1 minute read

One thing that was a bit weird for me in OCaml early on was how to introduce multiple let bindings (e.g. in the body of a function definition). Think something like this in Clojure:

(let [a 1
      b 2
      c 3])

I’ve noticed many people were using the following syntax:

let a = 1 in
let b = 2 in
let c = 3 in
a + b + c

This works, but seemed a bit too verbose to, especially given that in this case the bindings don’t depend on one another (e.g. we don’t compute c from a and b). Turned there’s a slight variation of the let syntax for cases like this one:

let a = 1
and b = 2
and c = 3 in
a + b + c

(* or more compactly *)
let a = 1 and b = 2 and c = 3 in a + b + c

Still a bit too verbose for my taste, but I definitely like it a more over multiple let ... in expressions, as it reads (subjectively) better.
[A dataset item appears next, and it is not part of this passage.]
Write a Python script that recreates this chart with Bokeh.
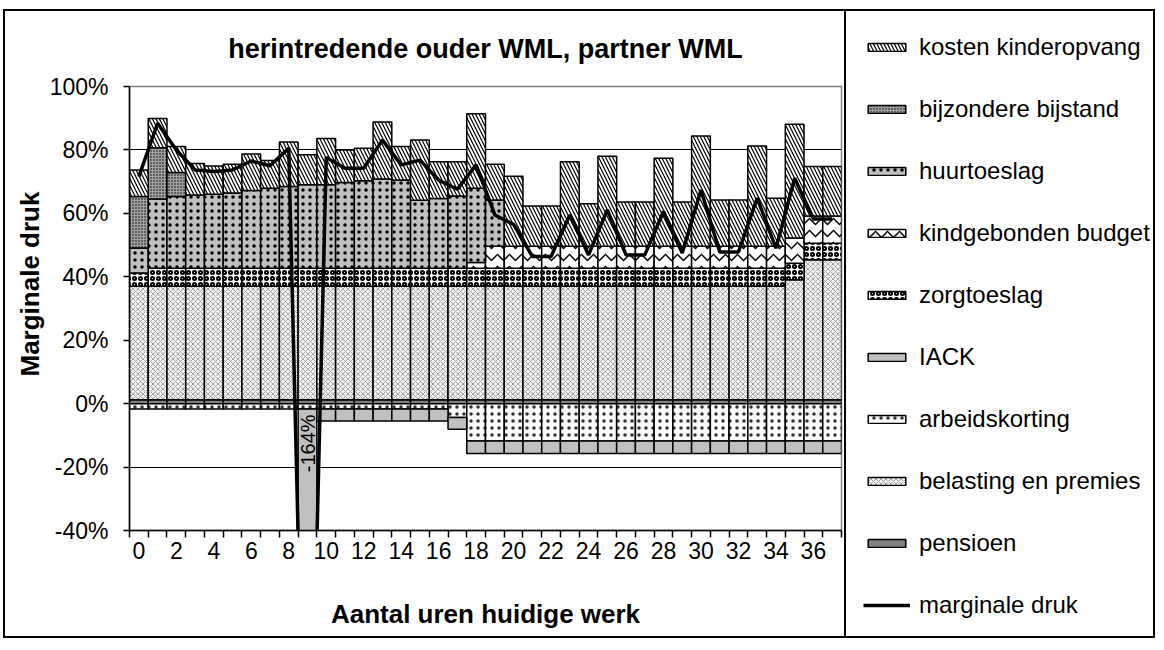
import math
from bokeh.plotting import figure
from bokeh.layouts import row, column
from bokeh.models import (FixedTicker, PrintfTickFormatter, Legend, LegendItem, Label, Title)
from bokeh.embed import file_html
from bokeh.resources import INLINE

FONT = "Liberation Sans"

# ---------------- data ----------------
uren = list(range(38))

pensioen = [1.2, 1.2, 1.2, 1.2, 1.2, 1.2, 1.2, 1.2, 1.2, 1.2,
            1.2, 1.2, 1.2, 1.2, 1.2, 1.2, 1.2, 1.2, 1.2, 1.2,
            1.2, 1.2, 1.2, 1.2, 1.2, 1.2, 1.2, 1.2, 1.2, 1.2,
            1.2, 1.2, 1.2, 1.2, 1.2, 1.2, 1.2, 1.2]
belasting = [35.8, 35.8, 35.8, 35.8, 35.8, 35.8, 35.8, 35.8, 35.8, 35.8,
             35.8, 35.8, 35.8, 35.8, 35.8, 35.8, 35.8, 35.8, 35.8, 35.8,
             35.8, 35.8, 35.8, 35.8, 35.8, 35.8, 35.8, 35.8, 35.8, 35.8,
             35.8, 35.8, 35.8, 35.8, 35.8, 37.9, 44.2, 44.2]
zorgtoeslag = [4.2, 5.7, 5.7, 5.7, 5.7, 5.7, 5.7, 5.7, 5.7, 5.7,
               5.7, 5.7, 5.7, 5.7, 5.7, 5.7, 5.7, 5.7, 5.7, 5.7,
               5.7, 5.7, 5.7, 5.7, 5.7, 5.7, 5.7, 5.7, 5.7, 5.7,
               5.7, 5.7, 5.7, 5.7, 5.7, 5.2, 5.2, 5.2]
kindgebonden = [0, 0, 0, 0, 0, 0, 0, 0, 0, 0,
                0, 0, 0, 0, 0, 0, 0, 0, 1.8, 6.9,
                6.9, 6.9, 6.9, 6.9, 6.9, 6.9, 6.9, 6.9, 6.9, 6.9,
                6.9, 6.9, 6.9, 6.9, 6.9, 7.9, 8.6, 8.6]
huurtoeslag = [7.9, 21.8, 22.6, 23.1, 23.3, 23.7, 24.5, 25.2, 25.8, 26.3,
               26.3, 27.0, 27.6, 28.1, 27.8, 21.4, 22.0, 22.8, 23.4, 14.6,
               0, 0, 0, 0, 0, 0, 0, 0, 0, 0,
               0, 0, 0, 0, 0, 0, 0, 0]
bijzondere = [16.2, 16.2, 7.6, 0, 0, 0, 0, 0, 0, 0,
              0, 0, 0, 0, 0, 0, 0, 0, 0, 0,
              0, 0, 0, 0, 0, 0, 0, 0, 0, 0,
              0, 0, 0, 0, 0, 0, 0, 0]
kinderopvang = [8.4, 9.2, 8.2, 9.9, 8.9, 9.1, 11.5, 8.8, 14.0, 9.5,
                14.6, 10.3, 10.2, 18.0, 10.6, 19.0, 11.6, 10.8, 23.5, 11.3,
                22.1, 12.7, 12.7, 26.7, 13.4, 28.4, 14.0, 14.0, 27.8, 14.0,
                34.8, 14.6, 14.6, 31.6, 15.2, 35.9, 15.6, 15.6]
arbeidskorting = [-1.7, -1.7, -1.7, -1.7, -1.7, -1.7, -1.7, -1.7, -1.7, -1.7,
                  -1.7, -1.7, -1.7, -1.7, -1.7, -1.7, -1.7, -4.4, -11.8, -11.8,
                  -11.8, -11.8, -11.8, -11.8, -11.8, -11.8, -11.8, -11.8, -11.8, -11.8,
                  -11.8, -11.8, -11.8, -11.8, -11.8, -11.8, -11.8, -11.8]
iack = [0, 0, 0, 0, 0, 0, 0, 0, 0, -240.0,
        -3.8, -3.8, -3.8, -3.8, -3.8, -3.8, -3.8, -3.7, -3.9, -3.9,
        -3.9, -3.9, -3.9, -3.9, -3.9, -3.9, -3.9, -3.9, -3.9, -3.9,
        -3.9, -3.9, -3.9, -3.9, -3.9, -3.9, -3.9, -3.9]
marginale = [71.6, 88.4, 80.0, 73.7, 73.2, 73.7, 76.5, 75.0, 80.5, -164.0,
             77.6, 74.2, 74.2, 83.1, 75.3, 76.8, 70.5, 67.6, 75.3, 59.5,
             56.5, 46.4, 46.4, 59.5, 46.9, 61.1, 46.9, 46.9, 60.6, 47.5,
             67.4, 47.8, 47.8, 64.8, 49.0, 71.1, 58.2, 58.2]

y_ticks = [-40, -20, 0, 20, 40, 60, 80, 100]
x_tick_labels = list(range(0, 37, 2))

# ---------------- styles ----------------
styles = {
    "pensioen": dict(fill_color="#808080"),
    "belasting en premies": dict(fill_color="#F2F2F2", hatch_pattern="diagonal_cross",
                                 hatch_color="#A8A8A8", hatch_scale=5, hatch_weight=1),
    "zorgtoeslag": dict(fill_color="white", hatch_pattern="ring", hatch_color="black",
                        hatch_scale=6, hatch_weight=2),
    "kindgebonden budget": dict(fill_color="white", hatch_pattern="horizontal_wave",
                                hatch_color="black", hatch_scale=12, hatch_weight=1.5),
    "huurtoeslag": dict(fill_color="#C0C0C0", hatch_pattern="dot", hatch_color="black",
                        hatch_scale=7, hatch_weight=1),
    "bijzondere bijstand": dict(fill_color="#A0A0A0", hatch_pattern="dot",
                                hatch_color="black", hatch_scale=3, hatch_weight=1.5),
    "kosten kinderopvang": dict(fill_color="white", hatch_pattern="left_diagonal_line",
                                hatch_color="black", hatch_scale=7, hatch_weight=1.2),
    "arbeidskorting": dict(fill_color="#FAFAFA", hatch_pattern="dot", hatch_color="black",
                           hatch_scale=7, hatch_weight=1, hatch_alpha=0.8),
    "IACK": dict(fill_color="#C0C0C0"),
}

pos_series = [("pensioen", pensioen), ("belasting en premies", belasting),
              ("zorgtoeslag", zorgtoeslag), ("kindgebonden budget", kindgebonden),
              ("huurtoeslag", huurtoeslag), ("bijzondere bijstand", bijzondere),
              ("kosten kinderopvang", kinderopvang)]
neg_series = [("arbeidskorting", arbeidskorting), ("IACK", iack)]

# ---------------- chart figure ----------------
p = figure(width=841, height=629, x_range=(-0.5, 37.5), y_range=(-40, 100),
           output_backend="svg", toolbar_location=None,
           min_border_left=124, min_border_right=5, min_border_top=75,
           min_border_bottom=110)
p.background_fill_color = "white"
p.border_fill_color = "white"
p.outline_line_color = "#808080"
p.outline_line_width = 1.5
p.styles = {"border-left": "2px solid black", "border-top": "2px solid black",
            "border-bottom": "2px solid black"}

p.title.text = "herintredende ouder WML, partner WML"
p.title.align = "center"
p.title.vertical_align = "top"
p.title.text_font = FONT
p.title.text_font_size = "27px"
p.title.text_font_style = "bold"
p.title.text_color = "black"
p.title.standoff = 42

bar_data = {}
for series in (pos_series, neg_series):
    base = [0.0] * len(uren)
    for name, vals in series:
        xs, bots, tops = [], [], []
        for i, v in enumerate(vals):
            if v != 0:
                xs.append(uren[i])
                bots.append(base[i])
                tops.append(base[i] + v)
            base[i] += v
        bar_data[name] = (xs, bots, tops)
        p.vbar(x=xs, bottom=bots, top=tops, width=1.0, line_color="black",
               line_width=1.5, **styles[name])

p.line(uren, marginale, line_color="black", line_width=3.5)

lbl = Label(x=uren[9], y=-12.5, text=f"{marginale[9]:.0f}%", angle=math.pi / 2,
            text_align="center", text_baseline="middle", text_font=FONT,
            text_font_size="20px", text_color="black")
p.add_layout(lbl)

p.xaxis.ticker = FixedTicker(ticks=x_tick_labels,
                             minor_ticks=[u - 0.5 for u in uren] + [uren[-1] + 0.5])
p.xaxis.major_tick_out = 0
p.xaxis.major_tick_in = 0
p.xaxis.minor_tick_out = 7
p.xaxis.minor_tick_in = 0
p.xaxis.minor_tick_line_color = "black"
p.xaxis.minor_tick_line_width = 1.5
p.xaxis.major_label_standoff = 4
p.xaxis.axis_label = "Aantal uren huidige werk"
p.xaxis.axis_label_standoff = 37

p.yaxis.ticker = FixedTicker(ticks=y_ticks, minor_ticks=[])
p.yaxis.formatter = PrintfTickFormatter(format="%d%%")
p.yaxis.major_tick_out = 6
p.yaxis.major_tick_in = 0
p.yaxis.major_tick_line_width = 1.5
p.yaxis.major_label_standoff = 15

for ax in (p.xaxis[0], p.yaxis[0]):
    ax.axis_line_color = "black"
    ax.axis_line_width = 1.5
    ax.major_tick_line_color = "black"
    ax.major_label_text_font = FONT
    ax.major_label_text_font_size = "23px"
    ax.major_label_text_color = "black"
    ax.axis_label_text_font = FONT
    ax.axis_label_text_font_size = "26px"
    ax.axis_label_text_font_style = "bold"
    ax.axis_label_text_color = "black"

ytitle = Title(text="Marginale druk", align="left", offset=154, standoff=3,
               text_font=FONT, text_font_size="26px", text_font_style="bold",
               text_color="black")
p.add_layout(ytitle, "left")

p.xgrid.visible = False
p.ygrid.ticker = FixedTicker(ticks=[-20, 0, 20, 40, 60, 80])
p.ygrid.grid_line_color = "black"
p.ygrid.grid_line_width = 1.2

# ---------------- legend panel ----------------
q = figure(width=311, height=629, x_range=(1000, 1001), y_range=(1000, 1001),
           output_backend="svg", toolbar_location=None, min_border=0,
           x_axis_location=None, y_axis_location=None)
q.grid.visible = False
q.outline_line_color = None
q.background_fill_color = "white"
q.border_fill_color = "white"
q.styles = {"border": "2px solid black"}

leg_r = {}
for name, _ in pos_series + neg_series:
    xs, bots, tops = bar_data[name]
    leg_r[name] = q.vbar(x=xs, bottom=bots, top=tops, width=1.0, line_color="black",
                         line_width=1.5, **styles[name])
leg_r["marginale druk"] = q.line(x=uren, y=marginale, line_color="black", line_width=3.5)

order = ["kosten kinderopvang", "bijzondere bijstand", "huurtoeslag",
         "kindgebonden budget", "zorgtoeslag", "IACK", "arbeidskorting",
         "belasting en premies", "pensioen", "marginale druk"]
legend = Legend(items=[LegendItem(label=nm, renderers=[leg_r[nm]]) for nm in order],
                location=(17, 20), orientation="vertical",
                glyph_width=47, glyph_height=10, label_height=31, spacing=31,
                padding=0, margin=0, label_standoff=9,
                label_text_font=FONT, label_text_font_size="24px",
                label_text_color="black",
                border_line_alpha=0, background_fill_alpha=0)
q.add_layout(legend)

layout = row(p, column(q), margin=(9, 0, 0, 3))
open("out.html", "w").write(file_html(layout, INLINE))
As a bonus - this style of introducing bindings clearly shows that all the bindings we introduced are independent of each other, which reduces some of the mental overhead for readers of the code.1

Note, however, that you can’t do something like this:

let a = 1
and b = 2
and c = a + b in
c

This will result in a compilation error, as you can’t have any of the bindings refer to other bindings within the same let expression. Here you’ll need a let ... in to make the c binding work:

let a = 1 and b = 2 in
let c = a + b in
c

There’s one other option for compact let bindings - pattern matching! Most commonly you’d match against a tuple or some record:

let (a, b, c) = (1, 2, 3) in
a + b + c

(* the parens above are optional and can be omitted *)
let a, b, c = 1, 2, 3 in
a + b + c

let {a; b; c; _} = t in
a + b + c

That’s all I have for you today. Keep hacking!